Learning from Mr. McClung
After reading all 3 of Mr. McClung's blog post entries, I decided to write my post # 9 concentrating on his first and last posts. There is a major shift of character in Mr. McClung's writing voice between his first year teaching and this past year of teaching.
I believe he speaks many valid points in his first post but, we'll touch base on the 2 that stood out to me the most. 1) Being reasonable is a must have especially in elementary education. I must emphasis on the word especially in the previous sentence because elementary school is where kids truly learn the basics of life. Their tiny brains expand with knowledge that will carry them throughout their life and will help process harder applications in the future. Just think, you can't do chemistry without addition and subtraction, which you learn in kindergarten. That being said, holding an elementary child to a high standard is a given. As educators you want them to grasp every concept you put on their plate but, a lot of times that may not be the case. You will have children that will excel and others who will unfortunately fail. Some instances might be the way you deliever the lesson or better yet HOW you deliever the lesson. 2) Don't be afraid of technology. Wow, me, say that?! Dr. Strange had a chip implanted behind my ear the other day...JK! Seriously though, this point brings up a lot of fears I had (and to a degree still have) regarding technology. Before taking EDM 310 I was one of the future educators afraid to jump into the water as Mr. McClung puts it. I think that my fear lead to my inability to accept what technology could actually do for a student. Going back to the idea of "how you're teaching a student" might be a good place to start if a child is having difficulties picking up on something.

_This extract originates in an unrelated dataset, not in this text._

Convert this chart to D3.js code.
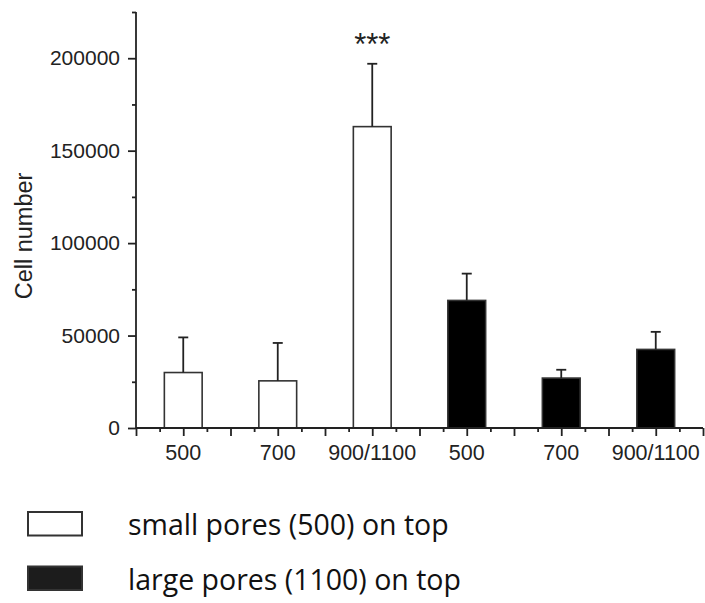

By the time you get to the end of Mr. McClung's final blog post, you feel his experience of becoming comfortable in his teaching skin. At this point in the game he has become a head coach, started teaching computer applications, and joined some committees. The primary focus of a teacher should always be their students and it pains me to see some educators lose sight of that focus. Many revert back to their childhood by becoming the "teacher's pet" to higher administration. I love the paragraph when he discussing being an outsider because I have witnessed with my own eyes what negativity can go on inside a teacher's lounge. When you're a substitute teacher for a high demanding private school, you can hear and see things that would frighten the flies!!!!!!! I found it best (I was an interim sub for a teacher on maternity leave a few years ago) to go about my own business and not try to fit in as well. At this point in my life, I wasn't even an education major so I was really looked down upon for NOT trying to be in a teacher's lounge clique. Just like Mr. McClung, I found it more fulfilling to be with the students during lunch because I could communicate with them on a different level while still maintaining my professionalism. It's a lot less scary than being in the classroom. I do disagree with him however on the issue of connecting with the students via social media outlets except when it comes to a classroom blog.
When he brings up Mrs. Barron's point of "don't touch the keyboard" I wanted to slap my own hand with a ruler because I am sooooo incredibly guilty of being the person who feels bad for the student who can't complete his/her work. I have unfortunately, during my subbing days, given very colorful explanations of questions that would give the answer away. I'm just that "feel sorry for you" future teacher. I know that doing this for a student doesn't benefit them at all so I'm confident that when I have my own classroom I will stray from this to the best of my ability. I haven't heard a teacher in Mobile Co use the word comfortable in a positive light in quite some time but, at any rate, becoming comfortable in the sense that Mr. McClung refers to is very common. Too often teachers stick to that 7-3 mindset and do not consider what positive influences you can have on your students by putting in more effort away from the classroom. It's so easy to create and save daily lessons and use them over and over and over again. How boring is that? Very!!! But, how easy is it for you to come to work, teach, go home, sleep, come to work, teach go home;you get the idea. I know some lessons are worth the repeat but, everything shouldn't stay the same. As adults we say "you learn something new everyday" if we find out that Krystal's uses yellow onions instead of vidalia onions, if we're learning even the slightest bit of knowledge daily, shouldn't we allow our students the same treatment?
In conclusion Mr. McClung's blog posts thoughts are probably not too far fetch from what we will experience as first year teachers. I think each of us will develop differently throughout our teaching years. Some may have a journey like his, some may not. All in all I think he's really evolved as an educator and I trust that he will continue the climb within this field.